No day out in Seville would be complete without a visit to the Alcazar, which is exactly why the hero of my new book, Indiscretion, takes the heroine there:
They left the café and took a leisurely walk south through bright, tree-lined streets, eventually arriving at the Alcázar. Alexandra was dazzled by this palace straight out of One Thousand and One Nights, with its vast rooms covered in glazed tiles. Never before had she seen so many marble columns, arabesques, arcades, galleries and cool, echoing corridors. They walked through the silent gardens covered in clouds of roses, laden with the pungent scents of myrtle hedges and the sweet balmy breath of orange blossom.
An alcazar is a type of castle built in Spain and Portugal as a residence for royalty. The Alcazar of Seville is reminiscent of the Alhambra palace of Granada, and it too was crafted by Moors, but then was taken over by Christian kings. To this day, the Spanish royal family use the upper levels of the palace as their Seville residence, making it the oldest palace in use in Europe. It has been recognised for its unique beauty and protected as a UNESCO World Heritage Site, but visitors may explore parts of the palace and garden – as have I.
It was the history of the palace that most interested me when I explored it for Indiscretion. Its first occupants were King Pedro of Castille and his mistress, Maria de Padilla. Poor Maria lived in the shadow of another Maria, as Salvador explains:
‘At first Pedro the Cruel fell in love with Doña Maria Coronel, but she was married to another. He condemned her husband to death, but promised to spare him if his wife was accommodating. She refused to yield to him and her husband was executed. She sought refuge in a convent, but Pedro the Cruel tracked her down. In despair, she burned her own face, thus putting an end to the accursed love that her beauty had inspired. Don Pedro then consoled himself with Maria de Padilla.’

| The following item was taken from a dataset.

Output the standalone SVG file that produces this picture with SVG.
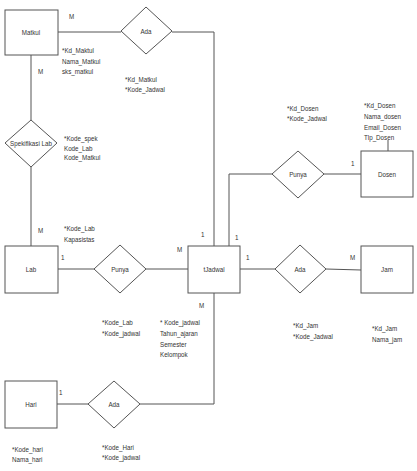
<svg xmlns="http://www.w3.org/2000/svg" width="417" height="471" viewBox="0 0 417 471">
<style>
.box{fill:#fff;stroke:#555;stroke-width:1}
.dia{fill:#fff;stroke:#555;stroke-width:1}
.ln{fill:none;stroke:#555;stroke-width:1}
text{font-family:"Liberation Sans",Arial,sans-serif;font-size:8px;fill:#333}
.c{text-anchor:middle}
</style>
<rect width="417" height="471" fill="#fff"/>
<g id="connectors">
<polyline class="ln" points="58,32 121,32"/>
<polyline class="ln" points="172,32 214,32 214,246"/>
<polyline class="ln" points="31,55 31,120"/>
<polyline class="ln" points="31,167 31,246"/>
<polyline class="ln" points="58,269 94,269"/>
<polyline class="ln" points="146,269 188,269"/>
<polyline class="ln" points="229,246 229,174 272,174"/>
<polyline class="ln" points="324,174 361,174"/>
<polyline class="ln" points="388,140 388,151"/>
<polyline class="ln" points="240,269 275,269"/>
<polyline class="ln" points="326,269 361,270"/>
<polyline class="ln" points="214,293 214,404 140,404"/>
<polyline class="ln" points="88,404 57,404"/>
</g>
<g id="matkul">
<rect class="box" x="5" y="10" width="53" height="45"/>
<text class="c" transform="translate(31,35) scale(0.78,1)">Matkul</text>
<text transform="translate(62,53) scale(0.78,1)">*Kd_Maktul</text>
<text transform="translate(62,64) scale(0.78,1)">Nama_Matkul</text>
<text transform="translate(62,74) scale(0.78,1)">sks_matkul</text>
</g>
<g id="ada-matkul">
<polygon class="dia" points="146,7 172,31 146,54 121,31"/>
<text class="c" transform="translate(146,34) scale(0.78,1)">Ada</text>
<text transform="translate(125,82) scale(0.78,1)">*Kd_Matkul</text>
<text transform="translate(125,92) scale(0.78,1)">*Kode_Jadwal</text>
</g>
<g id="spesifikasi-lab">
<polygon class="dia" points="31,120 57,143 31,167 5,143"/>
<text class="c" transform="translate(31,146) scale(0.78,1)">Spekifikasi Lab</text>
<text transform="translate(64,141) scale(0.78,1)">*Kode_spek</text>
<text transform="translate(64,151) scale(0.78,1)">Kode_Lab</text>
<text transform="translate(64,160) scale(0.78,1)">Kode_Matkul</text>
</g>
<g id="lab">
<rect class="box" x="5" y="246" width="53" height="47"/>
<text class="c" transform="translate(31,272) scale(0.78,1)">Lab</text>
<text transform="translate(64,231) scale(0.78,1)">*Kode_Lab</text>
<text transform="translate(64,242) scale(0.78,1)">Kapasistas</text>
</g>
<g id="punya-lab">
<polygon class="dia" points="120,245 146,269 120,293 94,269"/>
<text class="c" transform="translate(120,272) scale(0.78,1)">Punya</text>
<text transform="translate(102,325) scale(0.78,1)">*Kode_Lab</text>
<text transform="translate(102,336) scale(0.78,1)">*Kode_jadwal</text>
</g>
<g id="tjadwal">
<rect class="box" x="188" y="246" width="52" height="47"/>
<text class="c" transform="translate(214,272) scale(0.78,1)">tJadwal</text>
<text transform="translate(160,325) scale(0.78,1)">* Kode_jadwal</text>
<text transform="translate(160,336) scale(0.78,1)">Tahun_ajaran</text>
<text transform="translate(160,347) scale(0.78,1)">Semester</text>
<text transform="translate(160,357) scale(0.78,1)">Kelompok</text>
</g>
<g id="punya-dosen">
<polygon class="dia" points="298,151 324,174 298,198 272,174"/>
<text class="c" transform="translate(298,177) scale(0.78,1)">Punya</text>
<text transform="translate(287,111) scale(0.78,1)">*Kd_Dosen</text>
<text transform="translate(287,121) scale(0.78,1)">*Kode_Jadwal</text>
</g>
<g id="dosen">
<rect class="box" x="361" y="151" width="52" height="46"/>
<text class="c" transform="translate(387,177) scale(0.78,1)">Dosen</text>
<text transform="translate(364,108) scale(0.78,1)">*Kd_Dosen</text>
<text transform="translate(364,119) scale(0.78,1)">Nama_dosen</text>
<text transform="translate(364,130) scale(0.78,1)">Email_Dosen</text>
<text transform="translate(364,140) scale(0.78,1)">Tlp_Dosen</text>
</g>
<g id="ada-jam">
<polygon class="dia" points="300,245 326,269 300,293 275,269"/>
<text class="c" transform="translate(300,272) scale(0.78,1)">Ada</text>
<text transform="translate(293,328) scale(0.78,1)">*Kd_Jam</text>
<text transform="translate(293,339) scale(0.78,1)">*Kode_Jadwal</text>
</g>
<g id="jam">
<rect class="box" x="361" y="246" width="52" height="47"/>
<text class="c" transform="translate(387,272) scale(0.78,1)">Jam</text>
<text transform="translate(372,331) scale(0.78,1)">*Kd_Jam</text>
<text transform="translate(372,342) scale(0.78,1)">Nama_jam</text>
</g>
<g id="ada-hari">
<polygon class="dia" points="114,381 140,404 114,428 88,404"/>
<text class="c" transform="translate(114,407) scale(0.78,1)">Ada</text>
<text transform="translate(102,450) scale(0.78,1)">*Kode_Hari</text>
<text transform="translate(102,460) scale(0.78,1)">*Kode_jadwal</text>
</g>
<g id="hari">
<rect class="box" x="5" y="381" width="52" height="47"/>
<text class="c" transform="translate(31,407) scale(0.78,1)">Hari</text>
<text transform="translate(12,452) scale(0.78,1)">*Kode_hari</text>
<text transform="translate(12,462) scale(0.78,1)">Nama_hari</text>
</g>
<g id="cardinalities">
<text transform="translate(69,19) scale(0.78,1)">M</text>
<text transform="translate(38,74) scale(0.78,1)">M</text>
<text transform="translate(38,233) scale(0.78,1)">M</text>
<text transform="translate(61,260) scale(0.78,1)">1</text>
<text transform="translate(177,252) scale(0.78,1)">M</text>
<text transform="translate(201,237) scale(0.78,1)">1</text>
<text transform="translate(235,240) scale(0.78,1)">1</text>
<text transform="translate(199,308) scale(0.78,1)">M</text>
<text transform="translate(246,260) scale(0.78,1)">1</text>
<text transform="translate(350,260) scale(0.78,1)">M</text>
<text transform="translate(351,166) scale(0.78,1)">1</text>
<text transform="translate(59,395) scale(0.78,1)">1</text>
</g>
</svg>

Still, Pedro must have loved Maria de Padilla: after her death from the plague, he had her remains interred at the Royal Chapter in the Cathedral of Seville. But Alexandra does not see any romance in the story: ‘So much for your famous Andalucian fidelity and passion. Not my idea of romance, I’m afraid,’ she tells Salvador.
And yet, there is something magnetic about the way Salvador challenges her on their visit to the Alcazar. In the magnificent Courtyard of the Maidens (Patio de las Doncellas) Salvador explains its purpose: every year, as tribute to their victory, the sultans received there 100 virgins taken prisoner in each of the Christian cities they conquered. It is a test of Alexandra’s metal:
Alexandra lifted a quizzical eyebrow, holding his gaze defiantly. ‘Has a liking for this barbaric custom left its trace in the Spanish people as well?’
This time Salvador gave his laugh full rein, delighting in her response. ‘I was in no doubt my independent and emancipated cousin would disapprove of such a custom.’
Thus does the Alcazar stand as a complex backdrop in this scene between two characters hovering on the edge of attraction. How will its legends, its history, its beauty affect their connection? Will Alexandra be seduced by the legacy of her Spanish background, and the man who is revealing it to her?
One thing is certain: there is a reason the Alcazar of Seville was recently chosen as a location for Game of Thrones filming. It is a stirring, atmospheric place that demands drama. And indiscretion?
My new novel, Indiscretion, is set in 1950s Spain.The story of love and families, lies and indiscretions, is steeped in the culture of Andalusia. Of course I could not write a book set in that time and place without weaving in the most emblematic and masterful of Spanish archetypes, the matador.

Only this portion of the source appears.